Attention-only fails for extremely low-resource languages: In Swahili, attention-only training lags significantly behind full-parameter training, requiring adaptive strategies.
Directions for improvement: Simultaneous multilingual transfer, integration with KTO/SimPO, adaptive layer selection strategies, and stronger translation models.

vs Standard SFT (Lee et al. 2023; Shaham et al. 2024a): SFT simply mimics the target language output via maximum likelihood and cannot explicitly learn language selection strategies; CLO teaches the model to "choose the right language" through preference optimization, which shows a significant advantage in low-resource scenarios.
vs Continued Pre-training + SFT (Cui et al. 2023; Zhao et al. 2024a): Continued pre-training requires a large corpus in the target language (usually millions of tokens), whereas CLO only requires 6,400 translated data entries, presenting a massive cost difference.
vs InstructionCP (Chen & Lee 2024): InstructionCP requires large-scale target language instruction data and complex architectural analysis, whereas CLO only requires English data + a translation model, offering a much simpler approach.

Rating¶

Novelty: ⭐⭐⭐⭐ Innovatively applies DPO to cross-lingual transfer, presenting a novel perspective of "language selection preference"; however, the core technology (modified DPO + NLL) is not overly complex.
Experimental Thoroughness: ⭐⭐⭐⭐⭐ 5 models × 6 languages × 3 evaluation benchmarks, with comprehensive ablations (NLL variants, attention-only, data volume curves).

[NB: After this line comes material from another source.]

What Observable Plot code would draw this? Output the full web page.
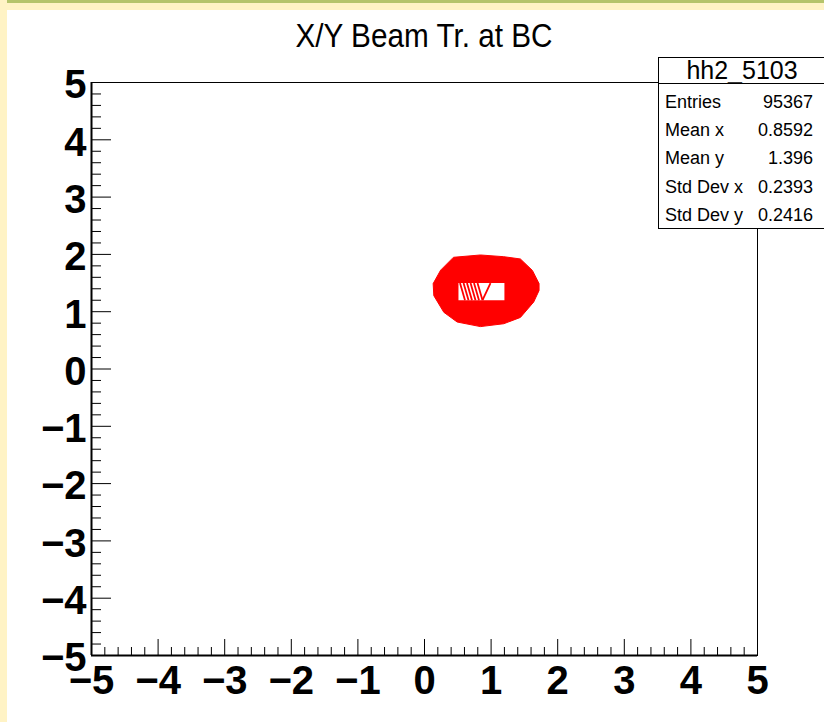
<!DOCTYPE html>
<html>
<head>
<meta charset="utf-8">
<script src="https://cdn.jsdelivr.net/npm/d3@7"></script>
<script src="https://cdn.jsdelivr.net/npm/@observablehq/plot@0.6"></script>
<style>
  html, body { margin: 0; padding: 0; background: #fff; }
  #page { position: relative; width: 824px; height: 722px; overflow: hidden; background: #fff;
          font-family: "Liberation Sans", Arial, Helvetica, sans-serif; color: #000; }
  .strip { position: absolute; }
  #chart { position: absolute; left: 0; top: 0; }
  #title { position: absolute; left: 0; width: 848px; top: 19px; text-align: center;
           font-size: 33px; line-height: 33px; transform: scaleX(0.9); transform-origin: 424px 0; white-space: nowrap; }
  #stats { position: absolute; left: 658px; top: 57px; width: 168px; height: 172px; box-sizing: border-box;
           border: 1px solid #000; background: #fff; }
  #statsSep { position: absolute; left: 658px; top: 83px; width: 168px; height: 1px; background: #000; }
  .stxt { position: absolute; white-space: nowrap; }
</style>
</head>
<body>
<div id="page">
  <div class="strip" style="left:0;top:0;width:824px;height:3px;background:#b5c46b"></div>
  <div class="strip" style="left:0;top:3px;width:824px;height:7px;background:#fff3c5"></div>
  <div class="strip" style="left:0;top:0;width:7px;height:722px;background:#fff3c5"></div>
  <div id="chart"></div>
  <div id="title"></div>
  <div id="stats"></div>
  <div id="statsSep"></div>
</div>
<script>
// ---------- data ----------
const titleText = "X/Y Beam Tr. at BC";
const histName = "hh2_5103";
const statLabels = ["Entries", "Mean x", "Mean y", "Std Dev x", "Std Dev y"];
const statValues = ["95367", "0.8592", "1.396", "0.2393", "0.2416"];

const xMajorTicks = [-5, -4, -3, -2, -1, 0, 1, 2, 3, 4, 5];
const yMajorTicks = [-5, -4, -3, -2, -1, 0, 1, 2, 3, 4, 5];
const xMinorTicks = d3.range(-25, 26).filter(i => i % 5 !== 0).map(i => i / 5);
const yMinorTicks = d3.range(-25, 26).filter(i => i % 5 !== 0).map(i => i / 5);

// outer filled contour of the beam spot (data units)
const blobX = [0.44, 0.84, 1.19, 1.44, 1.62, 1.72, 1.72, 1.64, 1.44, 1.19, 0.84, 0.49, 0.29, 0.14, 0.13, 0.24];
const blobY = [1.95, 1.99, 1.96, 1.92, 1.72, 1.49, 1.37, 1.17, 0.90, 0.79, 0.74, 0.82, 0.99, 1.28, 1.49, 1.72];
// inner empty region
const holeX = [0.51, 1.20, 1.20, 0.51];
const holeY = [1.50, 1.50, 1.20, 1.20];
// red hatching lines inside the empty region
const stripeTopX = [0.533, 0.586, 0.638, 0.691, 0.743, 0.796, 0.991];
const stripeBotX = [0.608, 0.661, 0.713, 0.766, 0.818, 0.871, 0.871];
const stripeTopY = 1.50, stripeBotY = 1.20;

// ---------- build ----------
const blob = blobX.map((x, i) => ({x, y: blobY[i]}));
const hole = holeX.map((x, i) => ({x, y: holeY[i]}));
const stripes = stripeTopX.map((x, i) => ({x1: x, y1: stripeTopY, x2: stripeBotX[i], y2: stripeBotY}));

const font = "'Liberation Sans', Arial, Helvetica, sans-serif";
const fmt = d3.format("d");
const noText = {text: null, tickFormat: () => "", label: null, stroke: "#000"};

const chart = Plot.plot({
  width: 824,
  height: 722,
  marginLeft: 91,
  marginRight: 67,
  marginTop: 82,
  marginBottom: 67,
  x: {domain: [-5, 5]},
  y: {domain: [-5, 5]},
  style: {background: "transparent", fontFamily: font, overflow: "visible", color: "#000"},
  marks: [
    Plot.line(blob, {x: "x", y: "y", fill: "#ff0000", stroke: "#ff0000", strokeWidth: 1, curve: "linear-closed"}),
    Plot.line(hole, {x: "x", y: "y", fill: "#ffffff", stroke: "none", curve: "linear-closed"}),
    Plot.link(stripes, {x1: "x1", y1: "y1", x2: "x2", y2: "y2", stroke: "#ff0000", strokeWidth: 1.8}),
    Plot.frame({stroke: "#000", strokeWidth: 1}),
    Plot.ruleX([-5], {stroke: "#000", strokeWidth: 2}),
    Plot.ruleY([-5], {stroke: "#000", strokeWidth: 2}),
    Plot.axisX(xMinorTicks, {...noText, tickSize: -8}),
    Plot.axisX(xMajorTicks, {...noText, tickSize: -16}),
    Plot.axisX(xMajorTicks, {tickSize: 0, tickPadding: 10, tickFormat: fmt, fontSize: 40, fontWeight: "bold", label: null, fill: "#000"}),
    Plot.axisY(yMinorTicks, {...noText, tickSize: -10}),
    Plot.axisY(yMajorTicks, {...noText, tickSize: -20}),
    Plot.axisY(yMajorTicks, {tickSize: 0, tickPadding: 5, dy: 3, tickFormat: fmt, fontSize: 40, fontWeight: "bold", label: null, fill: "#000"})
  ]
});
document.getElementById("chart").appendChild(chart);

document.getElementById("title").textContent = titleText;

const page = document.getElementById("page");
function addText(txt, css) {
  const d = document.createElement("div");
  d.className = "stxt";
  d.textContent = txt;
  Object.assign(d.style, css);
  page.appendChild(d);
}
addText(histName, {left: "658px", width: "168px", textAlign: "center", top: "56px", fontSize: "25px", lineHeight: "28px"});
statLabels.forEach((lab, i) => {
  const cy = 101.7 + i * 28.3;
  addText(lab, {left: "665px", top: (cy - 10) + "px", fontSize: "18px", lineHeight: "20px"});
  addText(statValues[i], {left: "713px", width: "100px", textAlign: "right", top: (cy - 10) + "px", fontSize: "18px", lineHeight: "20px"});
});
</script>
</body>
</html>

The experimental scale is top-tier in this field.
Writing Quality: ⭐⭐⭐⭐ Clear hypotheses, rigorous methodology derivation, and intuitive illustrations; however, the Limitations section is slightly verbose.
Value: ⭐⭐⭐⭐⭐ Direct practical value for deploying LLMs in low-resource languages; the method is simple and easy to reproduce, requiring only public English data + a translation model.